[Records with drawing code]
◇ ◇ ◇ ◇ ◇
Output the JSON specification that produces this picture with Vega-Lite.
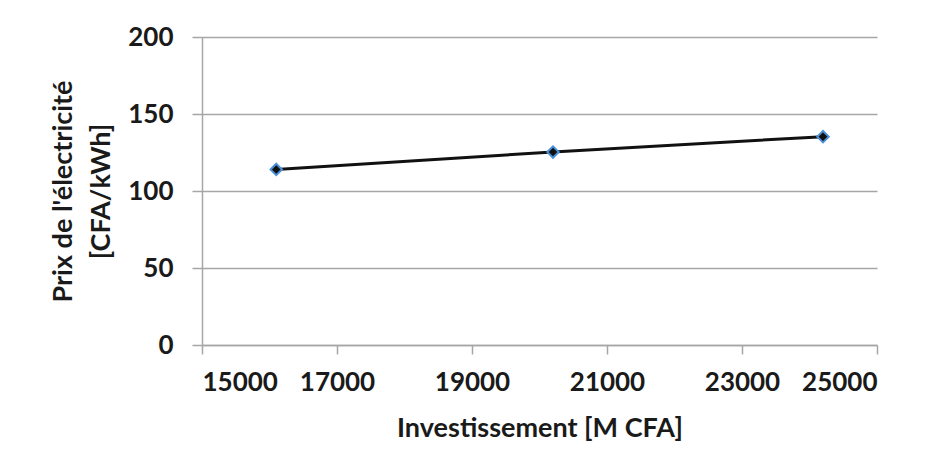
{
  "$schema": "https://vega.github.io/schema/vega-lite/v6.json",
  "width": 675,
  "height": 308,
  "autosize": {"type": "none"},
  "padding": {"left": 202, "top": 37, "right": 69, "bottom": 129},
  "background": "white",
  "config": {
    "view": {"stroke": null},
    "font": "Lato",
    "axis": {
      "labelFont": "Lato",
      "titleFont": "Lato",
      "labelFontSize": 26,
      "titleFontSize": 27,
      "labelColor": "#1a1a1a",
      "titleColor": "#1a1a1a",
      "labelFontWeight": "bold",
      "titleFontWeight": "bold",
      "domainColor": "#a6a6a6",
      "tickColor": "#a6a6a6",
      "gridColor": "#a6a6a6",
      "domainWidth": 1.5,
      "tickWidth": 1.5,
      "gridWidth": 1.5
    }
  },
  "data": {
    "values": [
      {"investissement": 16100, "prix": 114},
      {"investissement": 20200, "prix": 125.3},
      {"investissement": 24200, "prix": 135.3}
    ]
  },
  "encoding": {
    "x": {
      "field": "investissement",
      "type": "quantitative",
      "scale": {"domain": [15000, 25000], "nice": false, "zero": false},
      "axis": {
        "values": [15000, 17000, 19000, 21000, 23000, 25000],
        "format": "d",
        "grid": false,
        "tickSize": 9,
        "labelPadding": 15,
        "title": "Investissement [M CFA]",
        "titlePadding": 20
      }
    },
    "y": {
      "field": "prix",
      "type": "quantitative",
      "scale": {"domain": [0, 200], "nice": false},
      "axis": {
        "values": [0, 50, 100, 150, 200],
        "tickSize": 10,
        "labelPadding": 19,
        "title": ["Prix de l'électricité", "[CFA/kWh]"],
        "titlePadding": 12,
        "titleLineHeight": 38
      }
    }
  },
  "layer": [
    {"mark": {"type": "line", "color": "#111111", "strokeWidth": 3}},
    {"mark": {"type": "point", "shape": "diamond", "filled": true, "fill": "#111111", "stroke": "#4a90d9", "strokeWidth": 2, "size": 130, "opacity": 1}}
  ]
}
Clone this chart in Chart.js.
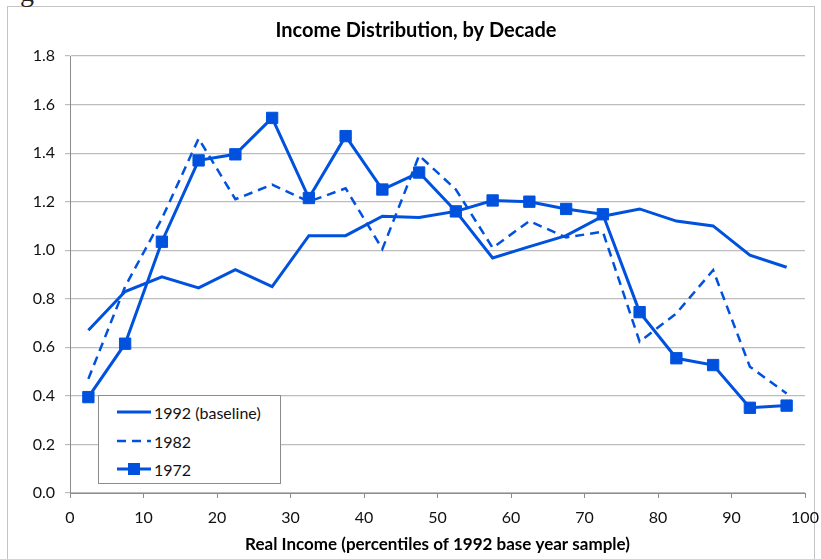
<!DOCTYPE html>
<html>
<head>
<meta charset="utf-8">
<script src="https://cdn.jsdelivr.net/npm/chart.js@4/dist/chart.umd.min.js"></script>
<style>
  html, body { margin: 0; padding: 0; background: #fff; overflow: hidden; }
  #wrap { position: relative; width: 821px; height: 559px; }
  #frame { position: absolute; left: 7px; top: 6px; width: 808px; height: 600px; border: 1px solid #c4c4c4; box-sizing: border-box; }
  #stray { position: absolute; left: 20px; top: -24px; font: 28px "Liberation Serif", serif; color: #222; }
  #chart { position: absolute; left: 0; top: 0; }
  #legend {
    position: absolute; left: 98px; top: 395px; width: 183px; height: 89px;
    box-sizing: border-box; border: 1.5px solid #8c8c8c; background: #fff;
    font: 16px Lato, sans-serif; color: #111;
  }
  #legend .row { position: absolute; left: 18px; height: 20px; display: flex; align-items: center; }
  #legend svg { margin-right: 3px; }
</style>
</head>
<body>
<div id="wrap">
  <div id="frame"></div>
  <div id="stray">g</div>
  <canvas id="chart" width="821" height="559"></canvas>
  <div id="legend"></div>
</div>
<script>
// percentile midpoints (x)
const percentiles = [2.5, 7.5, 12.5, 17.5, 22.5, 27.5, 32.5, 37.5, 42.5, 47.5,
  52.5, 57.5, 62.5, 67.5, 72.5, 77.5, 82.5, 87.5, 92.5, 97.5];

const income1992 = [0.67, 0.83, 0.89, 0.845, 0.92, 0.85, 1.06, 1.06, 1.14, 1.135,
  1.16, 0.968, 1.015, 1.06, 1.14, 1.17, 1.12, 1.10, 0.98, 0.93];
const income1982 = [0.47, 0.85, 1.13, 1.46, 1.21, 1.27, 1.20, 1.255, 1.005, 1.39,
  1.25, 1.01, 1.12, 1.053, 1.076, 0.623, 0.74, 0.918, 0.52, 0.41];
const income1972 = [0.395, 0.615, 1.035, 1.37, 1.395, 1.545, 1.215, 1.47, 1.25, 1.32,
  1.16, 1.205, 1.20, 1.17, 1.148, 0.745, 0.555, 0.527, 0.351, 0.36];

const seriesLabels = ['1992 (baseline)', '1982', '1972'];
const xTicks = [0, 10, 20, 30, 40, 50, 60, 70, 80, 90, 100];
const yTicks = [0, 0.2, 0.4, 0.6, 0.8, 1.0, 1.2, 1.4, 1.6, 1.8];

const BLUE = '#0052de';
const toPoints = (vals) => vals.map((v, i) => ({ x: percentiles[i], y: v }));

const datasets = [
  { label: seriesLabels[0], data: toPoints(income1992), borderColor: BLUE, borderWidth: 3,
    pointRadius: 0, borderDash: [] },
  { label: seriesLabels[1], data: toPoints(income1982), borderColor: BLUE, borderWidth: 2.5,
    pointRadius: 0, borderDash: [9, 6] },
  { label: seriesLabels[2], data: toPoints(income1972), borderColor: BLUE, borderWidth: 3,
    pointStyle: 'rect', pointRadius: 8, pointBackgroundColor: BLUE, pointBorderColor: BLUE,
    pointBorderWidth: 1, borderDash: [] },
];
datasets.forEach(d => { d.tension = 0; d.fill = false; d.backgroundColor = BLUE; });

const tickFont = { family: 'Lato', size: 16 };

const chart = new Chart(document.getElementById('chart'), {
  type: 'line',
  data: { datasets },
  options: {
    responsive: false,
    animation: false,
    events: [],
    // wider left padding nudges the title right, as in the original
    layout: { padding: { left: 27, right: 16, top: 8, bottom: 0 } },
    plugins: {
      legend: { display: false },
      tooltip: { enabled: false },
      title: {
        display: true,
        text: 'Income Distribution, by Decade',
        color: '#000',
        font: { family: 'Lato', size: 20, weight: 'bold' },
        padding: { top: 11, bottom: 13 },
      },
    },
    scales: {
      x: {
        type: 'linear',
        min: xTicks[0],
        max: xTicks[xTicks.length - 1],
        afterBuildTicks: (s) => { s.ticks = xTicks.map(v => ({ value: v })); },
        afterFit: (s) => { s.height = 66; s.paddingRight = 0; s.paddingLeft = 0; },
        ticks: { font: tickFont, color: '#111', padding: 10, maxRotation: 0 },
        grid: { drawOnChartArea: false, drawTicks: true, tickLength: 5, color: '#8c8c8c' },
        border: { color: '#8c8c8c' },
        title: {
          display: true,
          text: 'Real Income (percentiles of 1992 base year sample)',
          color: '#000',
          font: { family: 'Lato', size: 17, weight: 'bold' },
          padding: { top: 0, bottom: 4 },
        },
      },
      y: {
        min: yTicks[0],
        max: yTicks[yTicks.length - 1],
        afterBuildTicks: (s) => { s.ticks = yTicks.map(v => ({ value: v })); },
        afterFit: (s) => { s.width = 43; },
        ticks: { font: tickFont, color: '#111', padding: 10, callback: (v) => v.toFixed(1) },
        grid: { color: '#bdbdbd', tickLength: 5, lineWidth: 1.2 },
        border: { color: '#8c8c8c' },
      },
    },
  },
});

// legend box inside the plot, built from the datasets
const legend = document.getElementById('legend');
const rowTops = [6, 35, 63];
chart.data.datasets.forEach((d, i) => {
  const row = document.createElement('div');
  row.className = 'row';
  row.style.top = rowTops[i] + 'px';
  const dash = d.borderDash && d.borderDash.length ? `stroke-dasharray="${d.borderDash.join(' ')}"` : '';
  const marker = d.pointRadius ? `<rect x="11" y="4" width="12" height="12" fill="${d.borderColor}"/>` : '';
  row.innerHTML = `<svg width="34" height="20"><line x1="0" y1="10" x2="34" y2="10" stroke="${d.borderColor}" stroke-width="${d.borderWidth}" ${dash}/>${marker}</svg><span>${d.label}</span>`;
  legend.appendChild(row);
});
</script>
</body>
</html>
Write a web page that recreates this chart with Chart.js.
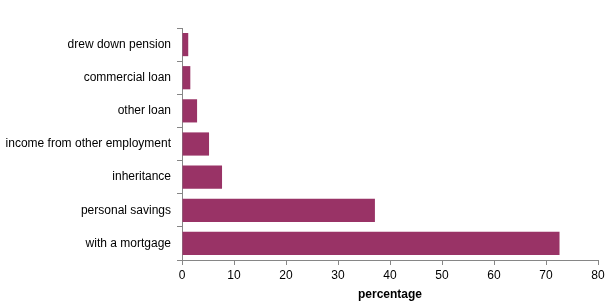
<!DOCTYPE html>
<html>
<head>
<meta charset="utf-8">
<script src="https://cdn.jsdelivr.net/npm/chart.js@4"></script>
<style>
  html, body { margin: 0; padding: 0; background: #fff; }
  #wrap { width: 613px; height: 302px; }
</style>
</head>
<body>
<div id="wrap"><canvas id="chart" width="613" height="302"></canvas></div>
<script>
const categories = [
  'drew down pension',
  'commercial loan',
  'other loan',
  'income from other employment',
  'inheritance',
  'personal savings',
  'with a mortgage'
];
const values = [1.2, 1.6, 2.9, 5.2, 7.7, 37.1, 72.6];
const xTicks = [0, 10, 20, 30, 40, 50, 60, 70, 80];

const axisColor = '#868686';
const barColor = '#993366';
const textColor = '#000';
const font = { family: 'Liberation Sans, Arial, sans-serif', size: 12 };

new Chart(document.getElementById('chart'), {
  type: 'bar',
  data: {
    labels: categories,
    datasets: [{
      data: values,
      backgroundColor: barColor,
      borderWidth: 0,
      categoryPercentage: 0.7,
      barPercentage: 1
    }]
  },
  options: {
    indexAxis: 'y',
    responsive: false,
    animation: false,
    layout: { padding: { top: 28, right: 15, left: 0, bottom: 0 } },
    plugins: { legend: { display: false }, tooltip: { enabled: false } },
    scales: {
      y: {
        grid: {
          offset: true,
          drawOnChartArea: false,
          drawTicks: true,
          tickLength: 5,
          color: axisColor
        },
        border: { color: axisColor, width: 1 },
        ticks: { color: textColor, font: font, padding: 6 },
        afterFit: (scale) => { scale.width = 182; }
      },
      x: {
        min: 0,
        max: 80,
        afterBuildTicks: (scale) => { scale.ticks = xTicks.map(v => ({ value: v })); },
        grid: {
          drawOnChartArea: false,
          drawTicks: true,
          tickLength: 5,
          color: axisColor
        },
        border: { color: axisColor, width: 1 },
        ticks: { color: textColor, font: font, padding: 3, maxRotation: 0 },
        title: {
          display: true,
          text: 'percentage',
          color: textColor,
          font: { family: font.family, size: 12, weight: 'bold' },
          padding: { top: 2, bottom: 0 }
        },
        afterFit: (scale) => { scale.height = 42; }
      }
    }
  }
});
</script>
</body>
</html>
◇ ◇ ◇ ◇ ◇
-- The task --
Omit all pictures, and reproduce exactly the lines from the one holding "Clone this chart in Chart.js." through the one holding "52.5, 57.5, 62.5, 67.5, 72.5, 77.5, 82.5, 87.5, 92.5, 97.5];", both included.

-- Written response --
Clone this chart in Chart.js.
<!DOCTYPE html>
<html>
<head>
<meta charset="utf-8">
<script src="https://cdn.jsdelivr.net/npm/chart.js@4/dist/chart.umd.min.js"></script>
<style>
  html, body { margin: 0; padding: 0; background: #fff; overflow: hidden; }
  #wrap { position: relative; width: 821px; height: 559px; }
  #frame { position: absolute; left: 7px; top: 6px; width: 808px; height: 600px; border: 1px solid #c4c4c4; box-sizing: border-box; }
  #stray { position: absolute; left: 20px; top: -24px; font: 28px "Liberation Serif", serif; color: #222; }
  #chart { position: absolute; left: 0; top: 0; }
  #legend {
    position: absolute; left: 98px; top: 395px; width: 183px; height: 89px;
    box-sizing: border-box; border: 1.5px solid #8c8c8c; background: #fff;
    font: 16px Lato, sans-serif; color: #111;
  }
  #legend .row { position: absolute; left: 18px; height: 20px; display: flex; align-items: center; }
  #legend svg { margin-right: 3px; }
</style>
</head>
<body>
<div id="wrap">
  <div id="frame"></div>
  <div id="stray">g</div>
  <canvas id="chart" width="821" height="559"></canvas>
  <div id="legend"></div>
</div>
<script>
// percentile midpoints (x)
const percentiles = [2.5, 7.5, 12.5, 17.5, 22.5, 27.5, 32.5, 37.5, 42.5, 47.5,
  52.5, 57.5, 62.5, 67.5, 72.5, 77.5, 82.5, 87.5, 92.5, 97.5];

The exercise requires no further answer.